§ **OBJECTIVE**: Give again only the lines from the line that holds "Reproduce this diagram with TikZ." to the end of the data, inclusive, omitting all pictures.

§ **MATERIAL SUPPLIED**:
———

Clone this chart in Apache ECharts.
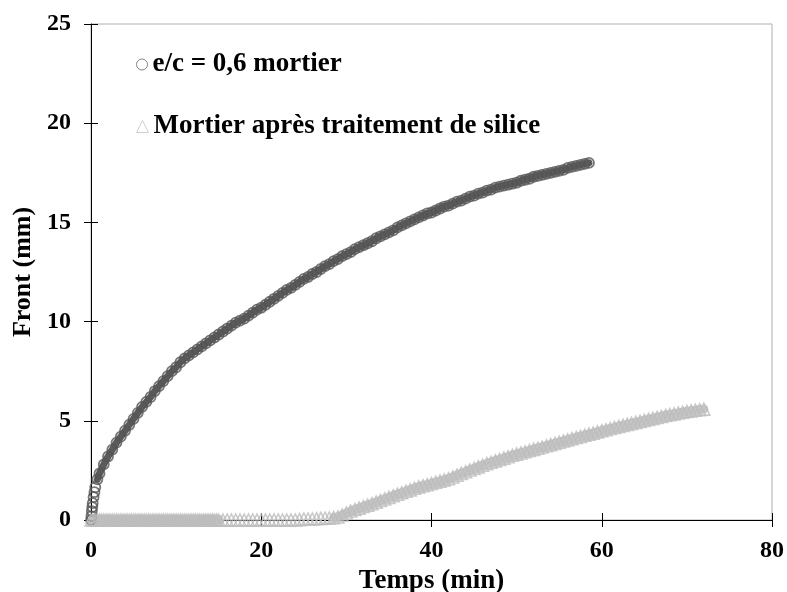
<!DOCTYPE html>
<html>
<head>
<meta charset="utf-8">
<script src="https://cdn.jsdelivr.net/npm/echarts@6/dist/echarts.min.js"></script>
<style>
html,body{margin:0;padding:0;background:#fff;}
#chart{width:787px;height:592px;}
</style>
</head>
<body>
<div id="chart"></div>
<script>
// Series 1: e/c = 0,6 mortier  [time (min), front (mm)]
var mortarData = [
[0,0],[0.05,0.2],[0.1,0.45],[0.15,0.65],[0.2,0.85],[0.3,1.15],[0.4,1.4],[0.5,1.65],[0.75,2.05],[1,2.35],
[1.5,2.8],[2,3.2],[2.5,3.55],[3,3.9],[3.5,4.2],[4,4.5],[4.5,4.8],[5,5.1],[5.5,5.4],[6,5.7],
[6.5,5.95],[7,6.2],[7.5,6.5],[8,6.75],[8.5,7.0],[9,7.25],[9.5,7.5],[10,7.7],[10.5,7.95],[11,8.15],
[11.5,8.3],[12,8.45],[12.5,8.6],[13,8.75],[13.5,8.9],[14,9.05],[14.5,9.2],[15,9.35],[15.5,9.5],[16,9.65],
[16.5,9.8],[17,9.95],[17.5,10.05],[18,10.15],[18.5,10.3],[19,10.45],[19.5,10.6],[20,10.7],[20.5,10.85],[21,11.0],
[21.5,11.15],[22,11.3],[22.5,11.45],[23,11.6],[23.5,11.7],[24,11.85],[24.5,12.0],[25,12.15],[25.5,12.25],[26,12.4],
[26.5,12.5],[27,12.65],[27.5,12.8],[28,12.9],[28.5,13.05],[29,13.15],[29.5,13.3],[30,13.4],[30.5,13.5],[31,13.65],
[31.5,13.75],[32,13.85],[32.5,13.95],[33,14.05],[33.5,14.2],[34,14.3],[34.5,14.4],[35,14.5],[35.5,14.6],[36,14.75],
[36.5,14.85],[37,14.95],[37.5,15.05],[38,15.15],[38.5,15.25],[39,15.35],[39.5,15.45],[40,15.5],[40.5,15.6],[41,15.7],
[41.5,15.8],[42,15.85],[42.5,15.95],[43,16.05],[43.5,16.1],[44,16.2],[44.5,16.3],[45,16.35],[45.5,16.45],[46,16.5],
[46.5,16.6],[47,16.65],[47.5,16.75],[48,16.8],[48.5,16.85],[49,16.9],[49.5,16.95],[50,17.0],[50.5,17.1],[51,17.15],
[51.5,17.2],[52,17.3],[52.5,17.35],[53,17.4],[53.5,17.45],[54,17.5],[54.5,17.55],[55,17.6],[55.5,17.65],[56,17.75],
[56.5,17.8],[57,17.85],[57.5,17.9],[58,17.95],[58.5,18.0]
];

// Series 2: Mortier après traitement de silice  [time (min), front (mm)]
var silicaData = [
[0,0],[0.25,0],[0.5,0],[0.75,0],[1,0],[1.25,0],[1.5,0],[1.75,0],[2,0],[2.25,0],[2.5,0],[2.75,0],
[3,0],[3.25,0],[3.5,0],[3.75,0],[4,0],[4.25,0],[4.5,0],[4.75,0],[5,0],[5.25,0],[5.5,0],[5.75,0],
[6,0],[6.25,0],[6.5,0],[6.75,0],[7,0],[7.25,0],[7.5,0],[7.75,0],[8,0],[8.25,0],[8.5,0],[8.75,0],
[9,0],[9.25,0],[9.5,0],[9.75,0],[10,0],[10.25,0],[10.5,0],[10.75,0],[11,0],[11.25,0],[11.5,0],[11.75,0],
[12,0],[12.25,0],[12.5,0],[12.75,0],[13,0],[13.25,0],[13.5,0],[13.75,0],[14,0],[14.25,0],[14.5,0],[14.75,0],[15,0],
[15.5,0],[16,0],[16.5,0],[17,0],[17.5,0],[18,0],[18.5,0],[19,0],[19.5,0],[20,0],[20.5,0],[21,0],[21.5,0],
[22,0],[22.5,0],[23,0],[23.5,0],[24,0],[24.5,0.02],[25,0.05],[25.5,0.05],[26,0.05],[26.5,0.06],[27,0.08],[27.5,0.09],
[28,0.1],[28.5,0.12],[29,0.15],[29.5,0.25],[30,0.35],[30.5,0.45],[31,0.53],[31.5,0.6],[32,0.68],[32.5,0.75],
[33,0.82],[33.5,0.9],[34,0.98],[34.5,1.06],[35,1.14],[35.5,1.22],[36,1.3],[36.5,1.37],[37,1.45],[37.5,1.52],
[38,1.6],[38.5,1.67],[39,1.73],[39.5,1.78],[40,1.84],[40.5,1.9],[41,1.96],[41.5,2.02],[42,2.08],[42.5,2.17],
[43,2.26],[43.5,2.35],[44,2.43],[44.5,2.52],[45,2.6],[45.5,2.68],[46,2.76],[46.5,2.84],[47,2.91],[47.5,2.98],
[48,3.05],[48.5,3.12],[49,3.19],[49.5,3.26],[50,3.32],[50.5,3.38],[51,3.44],[51.5,3.5],[52,3.56],[52.5,3.62],
[53,3.68],[53.5,3.74],[54,3.8],[54.5,3.86],[55,3.92],[55.5,3.98],[56,4.04],[56.5,4.1],[57,4.16],[57.5,4.21],
[58,4.27],[58.5,4.33],[59,4.38],[59.5,4.44],[60,4.5],[60.5,4.55],[61,4.61],[61.5,4.66],[62,4.72],[62.5,4.77],
[63,4.82],[63.5,4.87],[64,4.92],[64.5,4.97],[65,5.02],[65.5,5.07],[66,5.12],[66.5,5.17],[67,5.22],[67.5,5.27],
[68,5.31],[68.5,5.35],[69,5.39],[69.5,5.43],[70,5.47],[70.5,5.5],[71,5.53],[71.5,5.56],[72,5.59]
];

var seriesNames = ['e/c = 0,6 mortier', 'Mortier après traitement de silice'];
var xTitle = 'Temps (min)';
var yTitle = 'Front (mm)';
var xMin = 0, xMax = 80, xStep = 20;
var yMin = 0, yMax = 25, yStep = 5;

// the dense runs of markers merge into a solid band in the original figure
var mortarBand = mortarData.slice(8);
var silicaBandFlat = silicaData.filter(function (p) { return p[0] <= 15; });
var silicaBandRise = silicaData.filter(function (p) { return p[0] >= 28.5; });

var FONT = "'Liberation Serif', 'Times New Roman', serif";
var chart = echarts.init(document.getElementById('chart'), null, {renderer: 'canvas'});

var labelStyle = {fontFamily: FONT, fontWeight: 'bold', fontSize: 24, color: '#000'};
var legendText = {fontFamily: FONT, fontWeight: 'bold', fontSize: 27, color: '#000'};

function band(data, color, width) {
  return {type: 'line', data: data, xAxisIndex: 0, yAxisIndex: 0, symbol: 'none', showSymbol: false,
          silent: true, z: 1, lineStyle: {color: color, width: width, cap: 'round', join: 'round'}};
}

chart.setOption({
  animation: false,
  backgroundColor: '#fff',
  grid: {left: 91, right: 15, top: 24, bottom: 72, containLabel: false, outerBoundsMode: 'none',
         show: true, borderColor: '#b0b0b0', borderWidth: 1},
  legend: [
    {data: [{name: seriesNames[0], itemStyle: {color: 'rgba(0,0,0,0)', borderWidth: 1, borderColor: '#666'}}],
     left: 131, top: 46, itemWidth: 11, itemHeight: 11, itemGap: 0, textStyle: legendText},
    {data: [{name: seriesNames[1], itemStyle: {color: 'rgba(0,0,0,0)', borderWidth: 1, borderColor: '#c4c4c4'}}],
     left: 131, top: 108, itemWidth: 12, itemHeight: 12, itemGap: 0, textStyle: legendText}
  ],
  xAxis: [
    {type: 'value', min: xMin, max: xMax, interval: xStep, position: 'bottom',
     name: xTitle, nameLocation: 'middle', nameGap: 45,
     nameTextStyle: {fontFamily: FONT, fontWeight: 'bold', fontSize: 27, color: '#000'},
     axisLine: {lineStyle: {color: '#000', width: 1}},
     axisTick: {inside: false, length: 7, lineStyle: {color: '#000'}},
     axisLabel: Object.assign({margin: 19}, labelStyle),
     splitLine: {show: false}},
    {type: 'value', min: xMin, max: xMax, interval: xStep, position: 'bottom',
     axisLine: {show: false}, axisTick: {inside: true, length: 7, lineStyle: {color: '#000'}},
     axisLabel: {show: false}, splitLine: {show: false}}
  ],
  yAxis: [
    {type: 'value', min: yMin, max: yMax, interval: yStep, position: 'left',
     name: yTitle, nameLocation: 'middle', nameGap: 52, nameRotate: 90,
     nameTextStyle: {fontFamily: FONT, fontWeight: 'bold', fontSize: 26, color: '#000'},
     axisLine: {lineStyle: {color: '#000', width: 1}},
     axisTick: {inside: false, length: 7, lineStyle: {color: '#000'}},
     axisLabel: Object.assign({margin: 20}, labelStyle),
     splitLine: {show: false}},
    {type: 'value', min: yMin, max: yMax, interval: yStep, position: 'left',
     axisLine: {show: false}, axisTick: {inside: true, length: 7, lineStyle: {color: '#000'}},
     axisLabel: {show: false}, splitLine: {show: false}}
  ],
  series: [
    band(mortarBand, '#5a5a5a', 7),
    {name: seriesNames[0], type: 'scatter', xAxisIndex: 0, yAxisIndex: 0, z: 2,
     data: mortarData, symbol: 'circle', symbolSize: 10,
     itemStyle: {color: 'rgba(0,0,0,0)', borderColor: '#555555', borderWidth: 1.8}},
    band(silicaBandFlat, '#c4c4c4', 10),
    band(silicaBandRise, '#c6c6c6', 9),
    {name: seriesNames[1], type: 'scatter', xAxisIndex: 0, yAxisIndex: 0, z: 3,
     data: silicaData, symbol: 'triangle', symbolSize: 12,
     itemStyle: {color: 'rgba(0,0,0,0)', borderColor: '#bdbdbd', borderWidth: 1.6}}
  ]
});
</script>
</body>
</html>
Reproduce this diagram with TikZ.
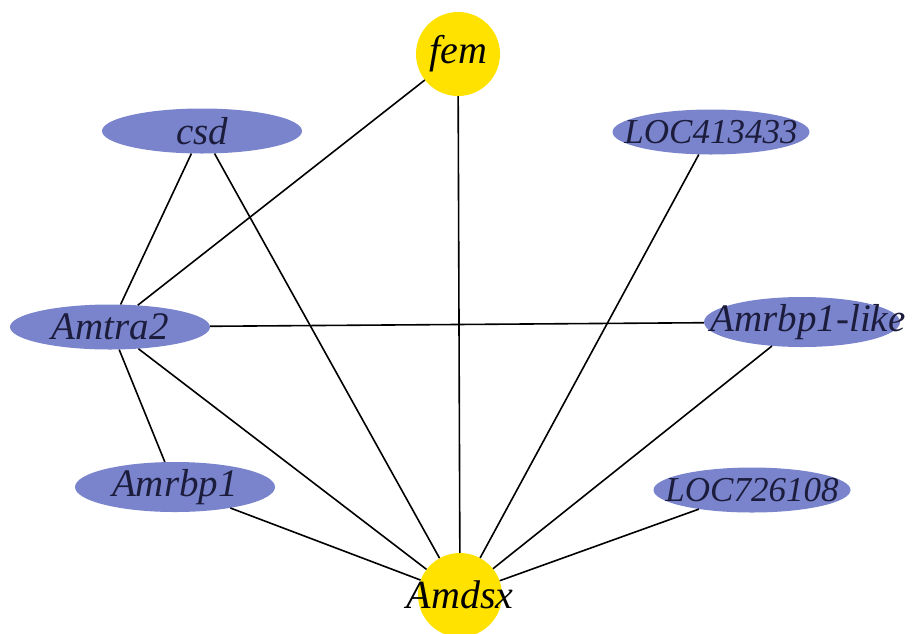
\documentclass[tikz,border=0pt]{standalone}
\usepackage{fontspec}
\setmainfont{Liberation Serif}[ItalicFont={Liberation Serif Italic}]
\newfontfamily\genefont{Liberation Serif Italic}
\usetikzlibrary{shapes.geometric}
\definecolor{genefill}{RGB}{122,132,204}
\definecolor{hubfill}{RGB}{255,226,0}
\definecolor{genetext}{RGB}{28,28,60}
\tikzset{
  gene/.style={ellipse, fill=genefill, draw=none, inner sep=0pt,
    minimum width=200pt, minimum height=45pt, text=genetext,
    font=\genefont\fontsize{39}{41}\selectfont},
  locgene/.style={gene, minimum width=197pt, font=\genefont\fontsize{35}{37}\selectfont},
  hub/.style={circle, fill=hubfill, draw=none, inner sep=0pt,
    minimum size=84pt, text=black, font=\genefont\fontsize{40}{42}\selectfont},
  link/.style={draw=black, line width=1.6pt}
}
\newcommand{\zw}[1]{\makebox[0pt]{#1}}
\begin{document}
\begin{tikzpicture}[x=1pt,y=-1pt]
\useasboundingbox (0,0) rectangle (917,633);
\node[hub] (fem) at (458,54) {\zw{fem}};
\node[hub] (amdsx) at (460,595) {\zw{Amdsx}};
\node[gene] (csd) at (202,131) {\zw{csd}};
\node[locgene] (loc413) at (711,132) {\zw{LOC413433}};
\node[gene] (amtra) at (110,327) {\zw{Amtra2}};
\node[gene, minimum width=196pt] (amrlike) at (802,322) {\zw{\hspace*{12pt}Amrbp1-like}};
\node[gene] (amrbp) at (175,487) {\zw{Amrbp1}};
\node[locgene] (loc726) at (752,490) {\zw{LOC726108}};
\draw[link] (fem) -- (amtra);
\draw[link] (fem) -- (amdsx);
\draw[link] (csd) -- (amtra);
\draw[link] (csd) -- (amdsx);
\draw[link] (loc413) -- (amdsx);
\draw[link] (amtra) -- (amrlike);
\draw[link] (amtra) -- (amdsx);
\draw[link] (amtra) -- (amrbp);
\draw[link] (amrlike) -- (amdsx);
\draw[link] (amrbp) -- (amdsx);
\draw[link] (loc726) -- (amdsx);
\end{tikzpicture}
\end{document}
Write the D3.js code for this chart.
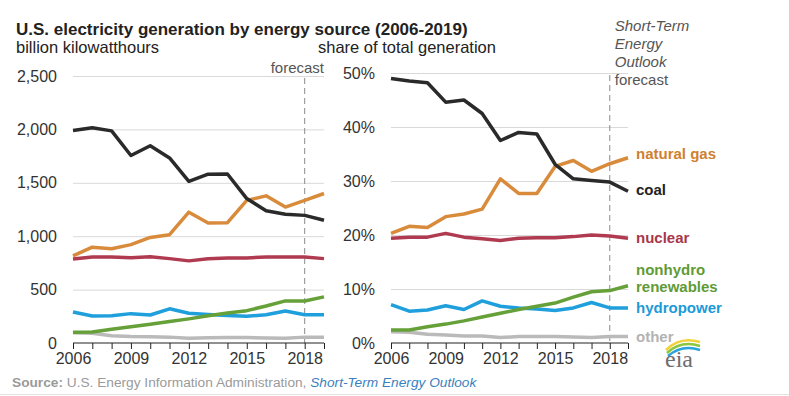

———

§ **TASK RESPONSE**:
Reproduce this diagram with TikZ.
\documentclass[tikz,border=0pt]{standalone}
\usepackage{fontspec}
\setmainfont{Liberation Serif}[ItalicFont={Liberation Serif Italic}]
\newfontfamily\genefont{Liberation Serif Italic}
\usetikzlibrary{shapes.geometric}
\definecolor{genefill}{RGB}{122,132,204}
\definecolor{hubfill}{RGB}{255,226,0}
\definecolor{genetext}{RGB}{28,28,60}
\tikzset{
  gene/.style={ellipse, fill=genefill, draw=none, inner sep=0pt,
    minimum width=200pt, minimum height=45pt, text=genetext,
    font=\genefont\fontsize{39}{41}\selectfont},
  locgene/.style={gene, minimum width=197pt, font=\genefont\fontsize{35}{37}\selectfont},
  hub/.style={circle, fill=hubfill, draw=none, inner sep=0pt,
    minimum size=84pt, text=black, font=\genefont\fontsize{40}{42}\selectfont},
  link/.style={draw=black, line width=1.6pt}
}
\newcommand{\zw}[1]{\makebox[0pt]{#1}}
\begin{document}
\begin{tikzpicture}[x=1pt,y=-1pt]
\useasboundingbox (0,0) rectangle (917,633);
\node[hub] (fem) at (458,54) {\zw{fem}};
\node[hub] (amdsx) at (460,595) {\zw{Amdsx}};
\node[gene] (csd) at (202,131) {\zw{csd}};
\node[locgene] (loc413) at (711,132) {\zw{LOC413433}};
\node[gene] (amtra) at (110,327) {\zw{Amtra2}};
\node[gene, minimum width=196pt] (amrlike) at (802,322) {\zw{\hspace*{12pt}Amrbp1-like}};
\node[gene] (amrbp) at (175,487) {\zw{Amrbp1}};
\node[locgene] (loc726) at (752,490) {\zw{LOC726108}};
\draw[link] (fem) -- (amtra);
\draw[link] (fem) -- (amdsx);
\draw[link] (csd) -- (amtra);
\draw[link] (csd) -- (amdsx);
\draw[link] (loc413) -- (amdsx);
\draw[link] (amtra) -- (amrlike);
\draw[link] (amtra) -- (amdsx);
\draw[link] (amtra) -- (amrbp);
\draw[link] (amrlike) -- (amdsx);
\draw[link] (amrbp) -- (amdsx);
\draw[link] (loc726) -- (amdsx);
\end{tikzpicture}
\end{document}
Write the D3.js code for this chart.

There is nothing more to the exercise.